#### GIVEN DATA
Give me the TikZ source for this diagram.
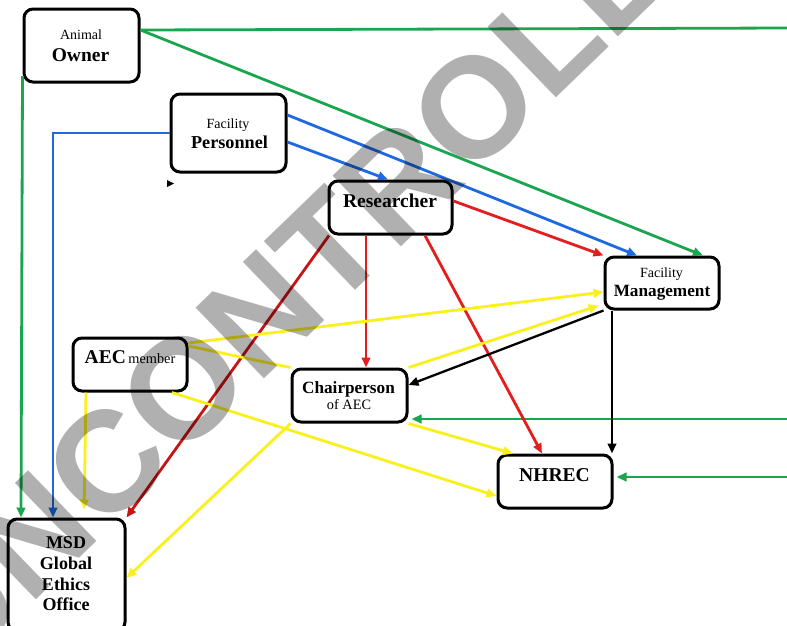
\documentclass[tikz,border=0pt]{standalone}
\usepackage{fontspec}
\setmainfont{Liberation Serif}
\newfontfamily\wmfont{Liberation Sans}
\usetikzlibrary{arrows.meta}
\definecolor{cgreen}{RGB}{28,165,80}
\definecolor{cblue}{RGB}{30,105,225}
\definecolor{cred}{RGB}{228,30,30}
\definecolor{cdred}{RGB}{200,20,20}
\definecolor{cyel}{RGB}{250,240,30}
\newcommand\fsz[1]{\fontsize{#1}{#1}\selectfont}
\begin{document}
\begin{tikzpicture}[x=1pt,y=-1pt,
  box/.style={draw=black, line width=3pt, rounded corners=9pt, inner sep=0pt},
  lbl/.style={anchor=base, inner sep=0pt},
  con/.style={line width=2.8pt, -{Triangle[length=10pt,width=8.5pt]}},
  plain/.style={line width=2.8pt},
  kcon/.style={line width=2.3pt, black, -{Triangle[length=10pt,width=8.5pt]}}
]
\fill[white] (0,0) rectangle (787,625);
\useasboundingbox (0,0) rectangle (787,625);

% boxes
\node[box, minimum width=115pt, minimum height=73pt] (owner) at (81.5,45.5) {};
\node[box, minimum width=115pt, minimum height=78pt] (pers) at (228.5,133) {};
\node[box, minimum width=123pt, minimum height=53pt] (res) at (390.5,207.5) {};
\node[box, minimum width=114pt, minimum height=52pt] (mgmt) at (662,283) {};
\node[box, minimum width=114pt, minimum height=53pt] (aec) at (130,364.5) {};
\node[box, minimum width=115pt, minimum height=53pt] (chair) at (349.5,395.5) {};
\node[box, minimum width=114pt, minimum height=53pt] (nhrec) at (555,481.5) {};
\node[box, minimum width=117pt, minimum height=112pt] (msd) at (66.5,575) {};

% labels
\node[lbl, font=\fsz{14}] (tAnimal) at (81,39) {Animal};
\node[lbl, font=\fsz{19.5}\bfseries] (tOwner) at (80.5,61) {Owner};
\node[lbl, font=\fsz{14}] (tFac1) at (228,128) {Facility};
\node[lbl, font=\fsz{18.2}\bfseries] (tPers) at (229.5,148) {Personnel};
\node[lbl, font=\fsz{19.5}\bfseries] (tRes) at (390,207) {Researcher};
\node[lbl, font=\fsz{14}] (tFac2) at (661.5,277) {Facility};
\node[lbl, font=\fsz{17.2}\bfseries] (tMgmt) at (662,296) {Management};
\node[lbl] (tAec) at (130,363) {{\fsz{19.5}\bfseries AEC} {\fsz{14.3}member}};
\node[lbl, font=\fsz{17.2}\bfseries] (tChair) at (348.5,393) {Chairperson};
\node[lbl, font=\fsz{14.3}] (tOfAec) at (349,409) {of AEC};
\node[lbl, font=\fsz{19.6}\bfseries] (tNhrec) at (554.5,481) {NHREC};
\node[lbl, font=\fsz{18}\bfseries] (tMsd1) at (66,548) {MSD};
\node[lbl, font=\fsz{18}\bfseries] (tMsd2) at (66,569) {Global};
\node[lbl, font=\fsz{18}\bfseries] (tMsd3) at (66,590) {Ethics};
\node[lbl, font=\fsz{18}\bfseries] (tMsd4) at (66,610) {Office};

% free ends at the right edge
\coordinate (gR1) at (787,28);
\coordinate (gR2) at (787,419);
\coordinate (gR3) at (787,477);

% green
\draw[plain, cgreen] (owner.east |- 0,30) -- (gR1);
\draw[con, cgreen] (owner.east |- 0,30) -- (mgmt.north -| 703,0);
\draw[con, cgreen] (owner.west |- 0,76) -- (msd.north -| 21,0);
\draw[con, cgreen, shorten >=3pt] (gR2) -- (chair.east |- 0,419);
\draw[con, cgreen, shorten >=3pt] (gR3) -- (nhrec.east |- 0,477);

% blue
\draw[con, cblue] (pers.west |- 0,133) -| (msd.north -| 53,0);
\draw[con, cblue] (pers.east |- 0,115) -- (mgmt.north -| 637,0);
\draw[con, cblue] (pers.east |- 0,142) -- (res.north -| 388,0);

% red
\draw[con, cred] (res.east |- 0,201) -- (mgmt.north west);
\draw[con, cred] (res.south -| 366,0) -- (chair.north -| 366,0);
\draw[con, cred] (res.south -| 425,0) -- (nhrec.north -| 542,0);
\draw[con, cdred] (res.south -| 329,0) -- (msd.north east);

% yellow
\draw[con, cyel] (aec.east |- 0,343) -- (mgmt.west |- 0,292);
\draw[plain, cyel] (aec.east |- 0,346) -- (chair.north west);
\draw[con, cyel, shorten >=5pt] (chair.north east) -- (mgmt.west |- 0,304);
\draw[con, cyel] (aec.south -| 172,0) -- (nhrec.west |- 0,496);
\draw[con, cyel] (chair.south east) -- (nhrec.north -| 513,0);
\draw[con, cyel, shorten >=8pt] (aec.south -| 86,0) -- (msd.north -| 84,0);
\draw[con, cyel] (chair.south west) -- (msd.east |- 0,578);

% black
\draw[kcon] (mgmt.south west) -- (chair.east |- 0,385);
\draw[kcon] (mgmt.south -| 612,0) -- (nhrec.north -| 612,0);

% small marker
\fill[black] (167,180) -- (174,183.5) -- (167,187) -- cycle;

% watermark
\node[rotate=44, inner sep=0pt, text=black, text opacity=0.31,
      font=\wmfont\bfseries\fsz{143}] (wm) at (352,226) {UNCONTROLLED};
\end{tikzpicture}
\end{document}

#### DIRECTION
Only the lines from the start of the material through the line containing "minimum width=117pt, minimum" should be transcribed. Pictures stay out.

#### WRITTEN SOLUTION
Give me the TikZ source for this diagram.
\documentclass[tikz,border=0pt]{standalone}
\usepackage{fontspec}
\setmainfont{Liberation Serif}
\newfontfamily\wmfont{Liberation Sans}
\usetikzlibrary{arrows.meta}
\definecolor{cgreen}{RGB}{28,165,80}
\definecolor{cblue}{RGB}{30,105,225}
\definecolor{cred}{RGB}{228,30,30}
\definecolor{cdred}{RGB}{200,20,20}
\definecolor{cyel}{RGB}{250,240,30}
\newcommand\fsz[1]{\fontsize{#1}{#1}\selectfont}
\begin{document}
\begin{tikzpicture}[x=1pt,y=-1pt,
  box/.style={draw=black, line width=3pt, rounded corners=9pt, inner sep=0pt},
  lbl/.style={anchor=base, inner sep=0pt},
  con/.style={line width=2.8pt, -{Triangle[length=10pt,width=8.5pt]}},
  plain/.style={line width=2.8pt},
  kcon/.style={line width=2.3pt, black, -{Triangle[length=10pt,width=8.5pt]}}
]
\fill[white] (0,0) rectangle (787,625);
\useasboundingbox (0,0) rectangle (787,625);

% boxes
\node[box, minimum width=115pt, minimum height=73pt] (owner) at (81.5,45.5) {};
\node[box, minimum width=115pt, minimum height=78pt] (pers) at (228.5,133) {};
\node[box, minimum width=123pt, minimum height=53pt] (res) at (390.5,207.5) {};
\node[box, minimum width=114pt, minimum height=52pt] (mgmt) at (662,283) {};
\node[box, minimum width=114pt, minimum height=53pt] (aec) at (130,364.5) {};
\node[box, minimum width=115pt, minimum height=53pt] (chair) at (349.5,395.5) {};
\node[box, minimum width=114pt, minimum height=53pt] (nhrec) at (555,481.5) {};
\node[box, minimum width=117pt, minimum height=112pt] (msd) at (66.5,575) {};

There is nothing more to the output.